You will always pay for brains. The theme. The premise. The strategy. the script.

But when you can get a high-def camera for 250 bucks, and a a damn good editing program for 100 bucks, and a powerhouse computer off-lease at some corporate slag-heap for practically free—- well now all that matters is that you know what to do with all this firepower.

My advice is go to the best video writer / director in town and yell him you know the secret handshake and get him to work on the cheap. He may just be glad to have the business.

But barring that, and assuming your ego wants to be a part of the wonderful world of video, here’s a few ways to produce a perfectly acceptable video on the cheap.

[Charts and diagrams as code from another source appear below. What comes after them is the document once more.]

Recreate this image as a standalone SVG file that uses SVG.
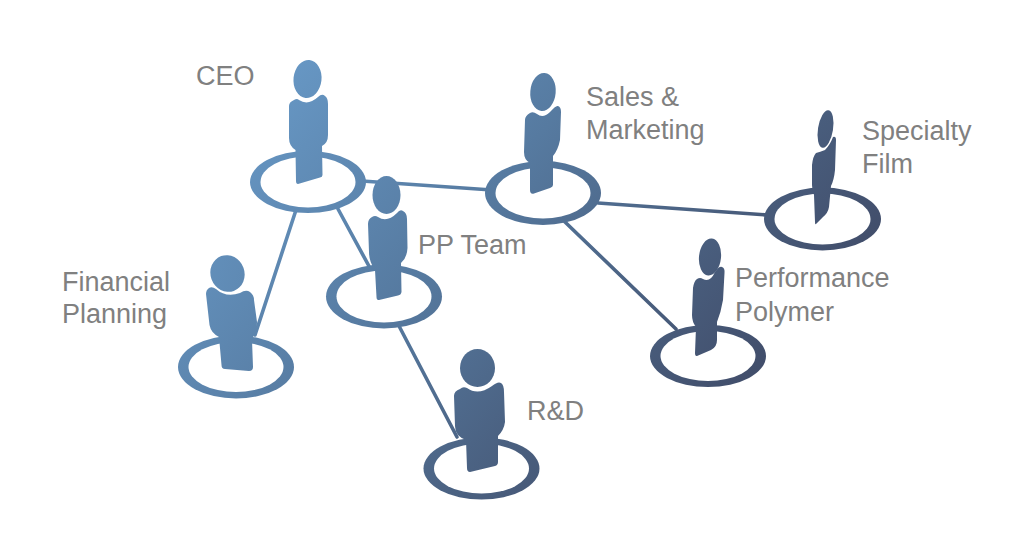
<svg xmlns="http://www.w3.org/2000/svg" width="1024" height="541" viewBox="0 0 1024 541">
<defs>
<linearGradient id="g" gradientUnits="userSpaceOnUse" x1="250" y1="60" x2="700" y2="450">
<stop offset="0" stop-color="#699bc9"/>
<stop offset="0.45" stop-color="#567aa0"/>
<stop offset="0.75" stop-color="#4a6080"/>
<stop offset="1" stop-color="#414d6a"/>
</linearGradient>
</defs>
<style>
.o{fill:url(#g)}
.i{fill:#fff}
.b{fill:url(#g)}
.c{stroke:url(#g);stroke-width:3.6;fill:none;stroke-linecap:round}
text{font-family:"Liberation Sans",Arial,sans-serif;font-size:27px;fill:#808080}
</style>
<rect width="1024" height="541" fill="#fff"/>
<g id="connectors">
<line class="c" x1="362" y1="181" x2="492" y2="190"/>
<line class="c" x1="296" y1="210" x2="255" y2="335"/>
<line class="c" x1="338" y1="209" x2="370" y2="268"/>
<line class="c" x1="399" y1="326" x2="457" y2="437"/>
<line class="c" x1="565" y1="222" x2="676" y2="329"/>
<line class="c" x1="598" y1="203" x2="767" y2="215"/>
</g>
<g id="ceo">
<ellipse class="o" cx="308" cy="182" rx="58" ry="31"/><ellipse class="i" cx="308" cy="182" rx="47.5" ry="25.5"/>
<ellipse class="o" cx="307.5" cy="79" rx="14" ry="19" transform="rotate(6 307.5 79)"/>
<path class="b" d="M294 100Q297 98 299 100Q308 106 318 97Q322 93 325 96Q328 98 328 104L328 135Q328 143 322 146L322.500 175Q322.500 177 320 177.500L298 184Q296 184 296 181L295.500 150Q289 146 289 138L289 106Q289 102 294 100Z"/>
<text x="196" y="85">CEO</text>
</g>
<g id="pp-team">
<ellipse class="o" cx="384" cy="296.500" rx="58" ry="32"/><ellipse class="i" cx="384" cy="296.500" rx="47.500" ry="26"/>
<ellipse class="o" cx="386.500" cy="195" rx="14" ry="19"/>
<path class="b" d="M372 217Q375 215 378 217Q387 223 397 213Q400 209 403 211Q407 213 407 219L407.500 248Q407 258 401 263L401.500 292Q401 295 398 295.500L379 300Q376.500 300.500 376.500 297L375 270Q369 262 369 252L368 224Q368 219 372 217Z"/>
<text x="418" y="254">PP Team</text>
</g>
<g id="financial-planning">
<ellipse class="o" cx="236" cy="367" rx="58" ry="31.500"/><ellipse class="i" cx="236" cy="367" rx="47.500" ry="25"/>
<ellipse class="o" cx="227.500" cy="273.500" rx="17" ry="18.500" transform="rotate(-20 227.500 273.500)"/>
<path class="b" d="M209 288Q212 286 216 289Q226 298 240 293Q246 289 250 292Q254 295 254 300L257 322Q257 332 253 337L252 340L253 367Q253 371 249 371L225 369Q221.500 369 221.500 365L219 337Q211 333 209.500 325L206 294Q206 290 209 288Z"/>
<text x="62" y="291">Financial</text><text x="62" y="323">Planning</text>
</g>
<g id="r-d">
<ellipse class="o" cx="481.500" cy="468.500" rx="58" ry="31"/><ellipse class="i" cx="481.500" cy="468.500" rx="47.500" ry="25"/>
<ellipse class="o" cx="477.500" cy="368" rx="17.500" ry="19"/>
<path class="b" d="M460 389Q463 386 467 388Q478 396 492 386Q498 381 501 383Q504 385 504 392L505 422Q504 430 498 436L498 462Q498 465 495 466L470 472Q467 472 467 468L466 440Q455 436 455 426L454 396Q454 391 460 389Z"/>
<text x="527" y="420">R&amp;D</text>
</g>
<g id="sales-marketing">
<ellipse class="o" cx="543" cy="193" rx="58" ry="32"/><ellipse class="i" cx="543" cy="193" rx="47.500" ry="25.500"/>
<ellipse class="o" cx="543" cy="92" rx="12.700" ry="19" transform="rotate(5 543 92)"/>
<path class="b" d="M530 113Q533 111 537 114Q543 119 550 112Q556 105 558 106Q561 107 561 112L560 140Q558 150 553 156L553 185Q553 187 550 188L534 193.500Q530 194.500 530 190L530 163Q524 160 524 152L525 120Q525 116 530 113Z"/>
<text x="586" y="106">Sales &amp;</text><text x="586" y="139">Marketing</text>
</g>
<g id="specialty-film">
<ellipse class="o" cx="822.500" cy="219" rx="58.500" ry="31.500"/><ellipse class="i" cx="822.500" cy="219" rx="48" ry="25.500"/>
<ellipse class="o" cx="825.500" cy="129" rx="7.500" ry="19" transform="rotate(9 825.500 129)"/>
<path class="b" d="M816 153Q820 152 825 150Q830 145 833 137Q836 136 836 140L835 170Q834 180 831 186L829 207Q828 213 823 217L816 224Q815 225 815 222L814 195Q812 190 812 185L812 165Q813 156 816 153Z"/>
<text x="862" y="140">Specialty</text><text x="862" y="173">Film</text>
</g>
<g id="performance-polymer">
<ellipse class="o" cx="708" cy="356" rx="58" ry="31"/><ellipse class="i" cx="708" cy="356" rx="47.500" ry="25"/>
<ellipse class="o" cx="710" cy="257" rx="11" ry="18.500" transform="rotate(6 710 257)"/>
<path class="b" d="M697 279Q700 277 703 279Q710 283 715 272Q719 266 722 267Q725 268 724.500 273L723 300Q721 312 717 322L717 340Q717 347 711 350L697 356Q695 356.500 695 353L696 327Q692 322 692 315L693 288Q694 281 697 279Z"/>
<text x="735" y="287">Performance</text><text x="735" y="321">Polymer</text>
</g>
</svg>
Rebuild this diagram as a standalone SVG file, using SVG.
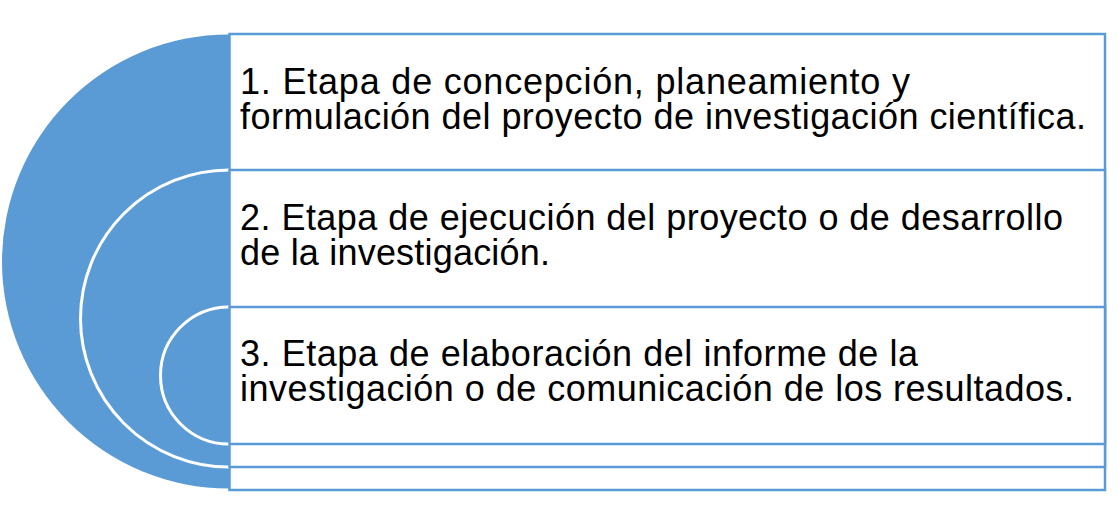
<svg xmlns="http://www.w3.org/2000/svg" width="1118" height="532" viewBox="0 0 1118 532">
<style>
.disk{fill:#5B9BD5;stroke:none}
.arc{fill:none;stroke:#FFFFFF;stroke-width:3}
.box{fill:#FFFFFF;stroke:#5B9BD5;stroke-width:2.5}
.t{font-family:"Liberation Sans",Arial,sans-serif;font-size:36px;fill:#000000}
</style>
<rect x="0" y="0" width="1118" height="532" fill="#FFFFFF"/>
<g id="node1">
<path class="disk" d="M229,34.5 A227,227 0 0 0 229,488.5 Z"/>
<rect class="box" x="229.5" y="34" width="875.5" height="456"/>
<text class="t"><tspan x="240" y="93.5" textLength="670" lengthAdjust="spacing">1. Etapa de concepción, planeamiento y</tspan><tspan x="240" y="128.5" textLength="846" lengthAdjust="spacing">formulación del proyecto de investigación científica.</tspan></text>
</g>
<g id="node2">
<path class="disk" d="M229,170 A148.5,148.5 0 0 0 229,467 Z"/>
<path class="arc" d="M229,170 A148.5,148.5 0 0 0 229,467"/>
<rect class="box" x="229.5" y="170" width="875.5" height="297"/>
<text class="t"><tspan x="240" y="230" textLength="823" lengthAdjust="spacing">2. Etapa de ejecución del proyecto o de desarrollo</tspan><tspan x="240" y="265" textLength="310" lengthAdjust="spacing">de la investigación.</tspan></text>
</g>
<g id="node3">
<path class="disk" d="M229,307 A68.5,68.5 0 0 0 229,444 Z"/>
<path class="arc" d="M229,307 A68.5,68.5 0 0 0 229,444"/>
<rect class="box" x="229.5" y="307" width="875.5" height="137"/>
<text class="t"><tspan x="240" y="366" textLength="678" lengthAdjust="spacing">3. Etapa de elaboración del informe de la</tspan><tspan x="240" y="400.5" textLength="834" lengthAdjust="spacing">investigación o de comunicación de los resultados.</tspan></text>
</g>
<g id="connectors"/>
</svg>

Start by making a slide show. A good slide show has compelling still images, the occasional graphic sequence, and a great soundtrack. The secret sauce is the soundtrack. There are terrific slide show programs available that create incredible moving still image shows that sync precisely to pre-existing soundtracks that output to video and thus create, well, video. They can be uploaded to YouTube, your own hosted site, to a DVD, flash drive, etc.

If you’d like to be working with full motion (more precisely, if you NEED to work with full motion– to show a motion process, to use interviews that MUST be on-camera) there are terrific low-rent video editing programs on both the MAC and PC sides.

For Windows, you can’t go wrong with any of the Sony Vegas Family. These allow you to mix stills, motion, graphics, and create a fully sophisticated soundtrack all within one program.

On the MAC side, Try combining the iLife and iWork products to create a hell of an arsenal. iMovie 9 allows for simple, intuitive editing. By using the presentation program Keynote for graphics and effects and outputting to Quicktime for inclusion in your video edit, you’ve just upped the quality quotient by 10. (Please, please, do not tell any professionals I told this to you.)

The difference between your video and the millions of others put on the web every day is your quality of storytelling and the quality of your execution. Start with simple, good photography and a strong soundtrack, and you’ll be on your way to earning greater respect– and greater response.